**WORK TO DO**
Beneath this instruction is a block of data; output from it exactly the lines that run from the one containing "Recreate this image" through the one containing "draw=deeporange] (quest2) at", inclusive.
── DATA TO USE ──
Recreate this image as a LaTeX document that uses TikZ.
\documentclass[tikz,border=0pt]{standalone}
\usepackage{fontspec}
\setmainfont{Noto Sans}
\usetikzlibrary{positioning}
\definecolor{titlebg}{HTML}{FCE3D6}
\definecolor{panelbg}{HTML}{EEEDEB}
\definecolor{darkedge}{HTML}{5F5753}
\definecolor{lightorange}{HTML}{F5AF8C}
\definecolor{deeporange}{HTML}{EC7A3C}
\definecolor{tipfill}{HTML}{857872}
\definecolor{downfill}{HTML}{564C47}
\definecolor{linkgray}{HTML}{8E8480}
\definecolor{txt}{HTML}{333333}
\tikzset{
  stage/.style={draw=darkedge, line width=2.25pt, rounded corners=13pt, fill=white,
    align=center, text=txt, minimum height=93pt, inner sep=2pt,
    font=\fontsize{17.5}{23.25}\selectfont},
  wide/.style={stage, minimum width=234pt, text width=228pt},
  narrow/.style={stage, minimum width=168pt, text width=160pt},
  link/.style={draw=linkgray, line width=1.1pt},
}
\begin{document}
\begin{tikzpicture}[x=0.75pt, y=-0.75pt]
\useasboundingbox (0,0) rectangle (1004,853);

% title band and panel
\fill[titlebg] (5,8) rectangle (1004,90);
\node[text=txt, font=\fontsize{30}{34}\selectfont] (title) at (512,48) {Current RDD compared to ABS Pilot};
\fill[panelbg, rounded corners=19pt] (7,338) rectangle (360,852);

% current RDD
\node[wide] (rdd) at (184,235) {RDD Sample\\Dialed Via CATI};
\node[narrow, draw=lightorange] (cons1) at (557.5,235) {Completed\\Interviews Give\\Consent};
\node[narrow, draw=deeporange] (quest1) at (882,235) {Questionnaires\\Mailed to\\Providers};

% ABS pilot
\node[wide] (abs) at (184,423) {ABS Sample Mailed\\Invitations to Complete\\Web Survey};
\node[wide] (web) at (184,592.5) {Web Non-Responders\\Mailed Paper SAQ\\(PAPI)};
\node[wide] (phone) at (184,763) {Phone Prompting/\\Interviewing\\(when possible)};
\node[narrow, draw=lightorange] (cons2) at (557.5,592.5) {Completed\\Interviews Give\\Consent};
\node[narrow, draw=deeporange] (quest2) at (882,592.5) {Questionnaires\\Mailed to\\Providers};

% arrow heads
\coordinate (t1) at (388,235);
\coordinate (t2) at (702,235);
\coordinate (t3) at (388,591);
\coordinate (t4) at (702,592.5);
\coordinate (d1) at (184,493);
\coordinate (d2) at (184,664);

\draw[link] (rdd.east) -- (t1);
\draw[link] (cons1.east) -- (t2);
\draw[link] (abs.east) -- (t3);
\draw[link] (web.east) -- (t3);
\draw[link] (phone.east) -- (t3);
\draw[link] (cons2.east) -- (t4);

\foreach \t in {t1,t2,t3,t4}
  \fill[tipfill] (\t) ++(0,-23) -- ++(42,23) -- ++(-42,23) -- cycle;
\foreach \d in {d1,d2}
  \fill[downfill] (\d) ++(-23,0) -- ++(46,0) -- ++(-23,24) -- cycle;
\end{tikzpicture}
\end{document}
───
── DATA TO USE ──
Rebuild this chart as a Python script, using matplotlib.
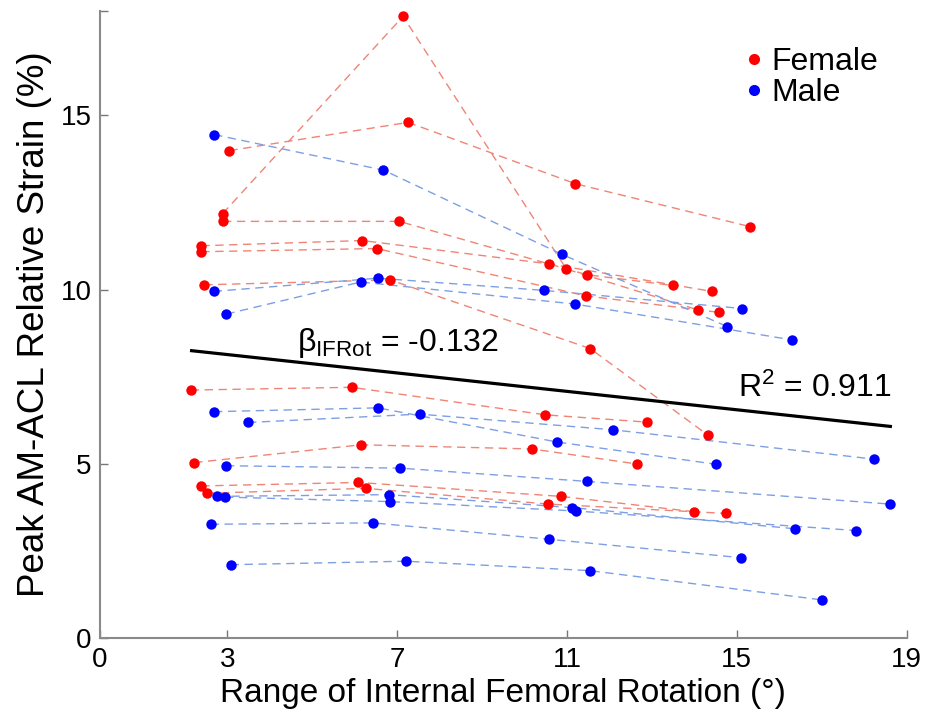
───
**REPLY**
Recreate this image as a LaTeX document that uses TikZ.
\documentclass[tikz,border=0pt]{standalone}
\usepackage{fontspec}
\setmainfont{Noto Sans}
\usetikzlibrary{positioning}
\definecolor{titlebg}{HTML}{FCE3D6}
\definecolor{panelbg}{HTML}{EEEDEB}
\definecolor{darkedge}{HTML}{5F5753}
\definecolor{lightorange}{HTML}{F5AF8C}
\definecolor{deeporange}{HTML}{EC7A3C}
\definecolor{tipfill}{HTML}{857872}
\definecolor{downfill}{HTML}{564C47}
\definecolor{linkgray}{HTML}{8E8480}
\definecolor{txt}{HTML}{333333}
\tikzset{
  stage/.style={draw=darkedge, line width=2.25pt, rounded corners=13pt, fill=white,
    align=center, text=txt, minimum height=93pt, inner sep=2pt,
    font=\fontsize{17.5}{23.25}\selectfont},
  wide/.style={stage, minimum width=234pt, text width=228pt},
  narrow/.style={stage, minimum width=168pt, text width=160pt},
  link/.style={draw=linkgray, line width=1.1pt},
}
\begin{document}
\begin{tikzpicture}[x=0.75pt, y=-0.75pt]
\useasboundingbox (0,0) rectangle (1004,853);

% title band and panel
\fill[titlebg] (5,8) rectangle (1004,90);
\node[text=txt, font=\fontsize{30}{34}\selectfont] (title) at (512,48) {Current RDD compared to ABS Pilot};
\fill[panelbg, rounded corners=19pt] (7,338) rectangle (360,852);

% current RDD
\node[wide] (rdd) at (184,235) {RDD Sample\\Dialed Via CATI};
\node[narrow, draw=lightorange] (cons1) at (557.5,235) {Completed\\Interviews Give\\Consent};
\node[narrow, draw=deeporange] (quest1) at (882,235) {Questionnaires\\Mailed to\\Providers};

% ABS pilot
\node[wide] (abs) at (184,423) {ABS Sample Mailed\\Invitations to Complete\\Web Survey};
\node[wide] (web) at (184,592.5) {Web Non-Responders\\Mailed Paper SAQ\\(PAPI)};
\node[wide] (phone) at (184,763) {Phone Prompting/\\Interviewing\\(when possible)};
\node[narrow, draw=lightorange] (cons2) at (557.5,592.5) {Completed\\Interviews Give\\Consent};
\node[narrow, draw=deeporange] (quest2) at (882,592.5) {Questionnaires\\Mailed to\\Providers};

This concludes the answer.